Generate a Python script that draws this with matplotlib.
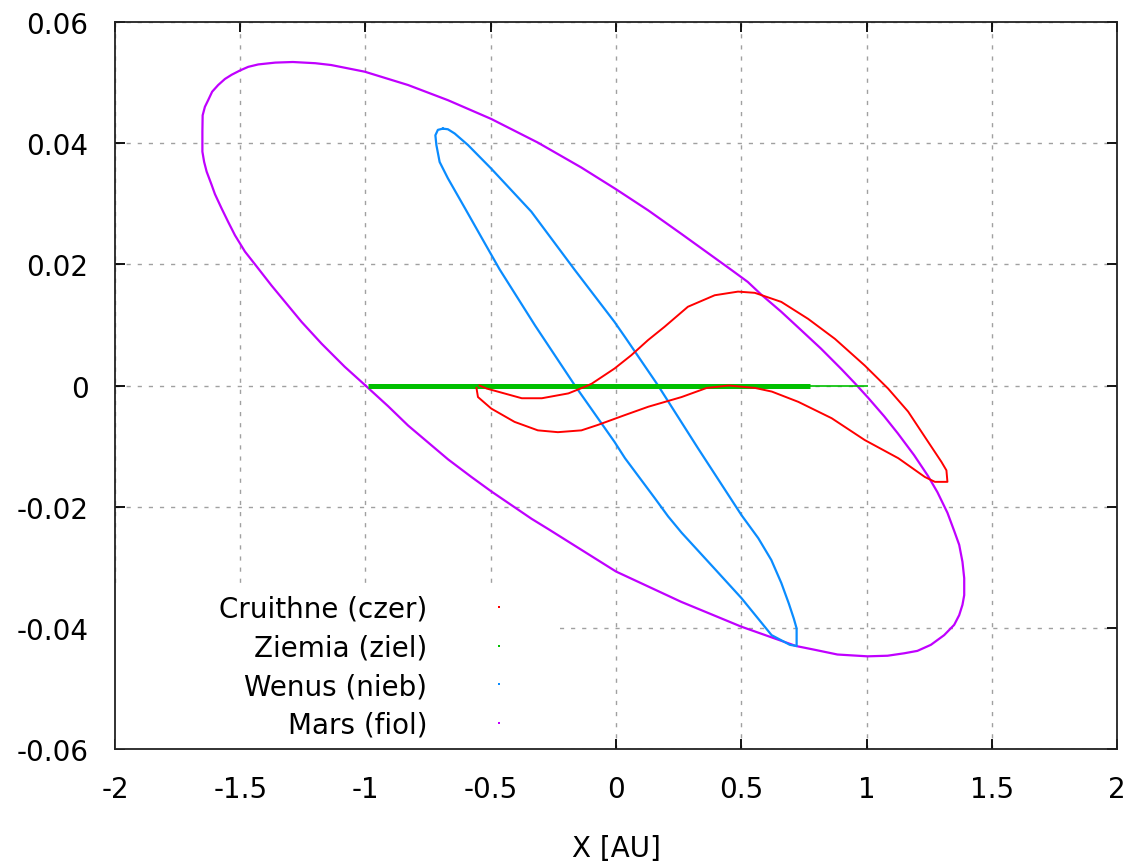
import matplotlib
matplotlib.use("Agg")
import matplotlib.pyplot as plt
from matplotlib.lines import Line2D
from matplotlib.patches import Rectangle

# =========================
# DATA (X [AU] / Y [AU])
# =========================
mars_x = [-1.000, -0.910, -0.830, -0.750, -0.670, -0.577, -0.497, -0.337,
          -0.270, 0.000, 0.260, 0.500, 0.719, 0.791, 0.884, 1.004, 1.084,
          1.150, 1.203, 1.257, 1.310, 1.350, 1.370, 1.383, 1.390, 1.390,
          1.383, 1.370, 1.350, 1.323, 1.283, 1.245, 1.190, 1.125, 1.071,
          1.006, 0.953, 0.900, 0.818, 0.740, 0.659, 0.580, 0.526, 0.460,
          0.262, 0.129, 0.000, -0.139, -0.312, -0.498, -0.671, -0.830,
          -1.003, -1.137, -1.200, -1.290, -1.360, -1.428, -1.468, -1.501,
          -1.534, -1.561, -1.588, -1.612, -1.628, -1.641, -1.650, -1.651,
          -1.651, -1.644, -1.634, -1.614, -1.601, -1.574, -1.548, -1.521,
          -1.481, -1.441, -1.375, -1.309, -1.255, -1.175, -1.083, -1.000]
mars_y = [0.0000, -0.0034, -0.0066, -0.0094, -0.0122, -0.0151, -0.0175,
          -0.0220, -0.0237, -0.0307, -0.0357, -0.0398, -0.0430, -0.0436,
          -0.0444, -0.0447, -0.0446, -0.0442, -0.0438, -0.0428, -0.0412,
          -0.0395, -0.0379, -0.0362, -0.0346, -0.0318, -0.0291, -0.0263,
          -0.0240, -0.0210, -0.0176, -0.0149, -0.0115, -0.0079, -0.0051,
          -0.0020, 0.0004, 0.0027, 0.0061, 0.0091, 0.0122, 0.0150, 0.0171,
          0.0191, 0.0250, 0.0289, 0.0324, 0.0360, 0.0401, 0.0440, 0.0471,
          0.0496, 0.0518, 0.0529, 0.0532, 0.0534, 0.0533, 0.0530, 0.0526,
          0.0520, 0.0513, 0.0506, 0.0496, 0.0485, 0.0471, 0.0460, 0.0446,
          0.0419, 0.0386, 0.0369, 0.0353, 0.0331, 0.0316, 0.0292, 0.0270,
          0.0248, 0.0221, 0.0200, 0.0165, 0.0132, 0.0105, 0.0069, 0.0031,
          0.0000]

venus_x = [-0.691, -0.711, -0.721, -0.717, -0.704, -0.671, -0.602, -0.535,
           -0.465, -0.323, -0.164, -0.006, 0.036, 0.155, 0.208, 0.262, 0.395,
           0.501, 0.621, 0.694, 0.721, 0.721, 0.710, 0.690, 0.660, 0.620,
           0.568, 0.501, 0.328, 0.168, 0.036, -0.006, -0.165, -0.338, -0.498,
           -0.591, -0.644, -0.671, -0.691]
venus_y = [0.0424, 0.0422, 0.0413, 0.0397, 0.0369, 0.0342, 0.0292, 0.0243,
           0.0192, 0.0099, 0.0000, -0.0093, -0.0120, -0.0186, -0.0216,
           -0.0243, -0.0303, -0.0351, -0.0412, -0.0428, -0.0430, -0.0401,
           -0.0385, -0.0360, -0.0326, -0.0288, -0.0252, -0.0214, -0.0104,
           0.0000, 0.0080, 0.0105, 0.0191, 0.0287, 0.0358, 0.0397, 0.0416,
           0.0423, 0.0424]

cruithne_x = [-0.557, -0.551, -0.498, -0.405, -0.312, -0.232, -0.138, -0.072,
              0.034, 0.129, 0.262, 0.362, 0.450, 0.555, 0.622, 0.728, 0.861,
              0.993, 1.127, 1.233, 1.273, 1.323, 1.319, 1.299, 1.246, 1.166,
              1.086, 0.993, 0.874, 0.767, 0.660, 0.554, 0.487, 0.394, 0.287,
              0.194, 0.128, 0.061, -0.006, -0.097, -0.124, -0.190, -0.296,
              -0.376, -0.516, -0.545]
cruithne_y = [-0.0004, -0.0019, -0.0038, -0.0060, -0.0074, -0.0077, -0.0074,
              -0.0065, -0.0049, -0.0035, -0.0019, -0.0004, 0.0000, -0.0004,
              -0.0010, -0.0027, -0.0054, -0.0090, -0.0120, -0.0151, -0.0159,
              -0.0159, -0.0140, -0.0126, -0.0093, -0.0043, -0.0005, 0.0033,
              0.0077, 0.0110, 0.0138, 0.0153, 0.0155, 0.0149, 0.0130, 0.0097,
              0.0075, 0.0050, 0.0028, 0.0003, -0.0002, -0.0013, -0.0021,
              -0.0021, -0.0005, 0.0000]

# Earth: dense part of the trace and the sparse tail
earth_dense_x = [-0.989, 0.774]
earth_dense_y = [0.0, 0.0]
earth_tail_x = [0.774, 1.006]
earth_tail_y = [0.0, 0.0]

legend_labels = ["Cruithne (czer)", "Ziemia (ziel)", "Wenus (nieb)", "Mars (fiol)"]

x_ticks = [-2, -1.5, -1, -0.5, 0, 0.5, 1, 1.5, 2]
x_tick_labels = ["-2", "-1.5", "-1", "-0.5", "0", "0.5", "1", "1.5", "2"]
y_ticks = [0.06, 0.04, 0.02, 0, -0.02, -0.04, -0.06]
y_tick_labels = ["0.06", "0.04", "0.02", "0", "-0.02", "-0.04", "-0.06"]

# =========================
# STYLE
# =========================
RED = "#ff0000"
GREEN = "#00c000"
BLUE = "#0a8cff"
PURPLE = "#c000ff"

plt.rcParams["font.family"] = ["DejaVu Sans"]
plt.rcParams["font.size"] = 20
plt.rcParams["axes.unicode_minus"] = False

# =========================
# FIGURE
# =========================
fig = plt.figure(figsize=(11.36, 8.62), dpi=100)
ax = fig.add_axes([0.1012, 0.1299, 0.8821, 0.8434])

ax.plot(mars_x, mars_y, color=PURPLE, linewidth=1.6, zorder=3)
ax.plot(venus_x, venus_y, color=BLUE, linewidth=1.6, zorder=3)
ax.plot(earth_dense_x, earth_dense_y, color=GREEN, linewidth=3.6,
        solid_capstyle="butt", zorder=4)
ax.plot(earth_tail_x, earth_tail_y, color=GREEN, linewidth=1.2,
        solid_capstyle="butt", zorder=4)
ax.plot(cruithne_x, cruithne_y, color=RED, linewidth=1.4, zorder=5)

ax.set_xlim(-2, 2)
ax.set_ylim(-0.06, 0.06)

ax.set_xticks(x_ticks)
ax.set_xticklabels(x_tick_labels)
ax.set_yticks(y_ticks)
ax.set_yticklabels(y_tick_labels)

ax.tick_params(axis="both", direction="in", length=7, width=1.3,
               top=True, right=True, colors="black")
ax.tick_params(axis="x", pad=19)
ax.tick_params(axis="y", pad=19)

for spine in ax.spines.values():
    spine.set_linewidth(1.3)
    spine.set_color("#222222")

ax.set_axisbelow(True)
ax.grid(True, color="#a0a0a0", linewidth=1.0, linestyle=(0, (3, 5)))

ax.set_xlabel("X [AU]", labelpad=22)

# key area is opaque in the original, hiding the grid underneath
ax.add_patch(Rectangle((0, 0), 0.444, 0.223, transform=ax.transAxes,
                       facecolor="white", edgecolor="none", zorder=1))

# =========================
# LEGEND
# =========================
handles = [
    Line2D([], [], linestyle="", marker="s", markersize=1.6, color=c,
           markeredgewidth=0)
    for c in [RED, GREEN, BLUE, PURPLE]
]

ax.legend(
    handles,
    legend_labels,
    loc="upper right",
    bbox_to_anchor=(0.411, 0.212),
    frameon=False,
    markerfirst=False,
    handlelength=2.0,
    handletextpad=1.59,
    labelspacing=0.38,
    borderpad=0,
    borderaxespad=0,
    fontsize=20,
)

plt.savefig("out.png", dpi=100)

◇ ◇ ◇

[What to work on] Give again, word for word, every line from the top of the data above to the line holding "from matplotlib.patches import Rectangle", inclusive, with the pictures left out.

[Completed task]
Generate a Python script that draws this with matplotlib.
import matplotlib
matplotlib.use("Agg")
import matplotlib.pyplot as plt
from matplotlib.lines import Line2D
from matplotlib.patches import Rectangle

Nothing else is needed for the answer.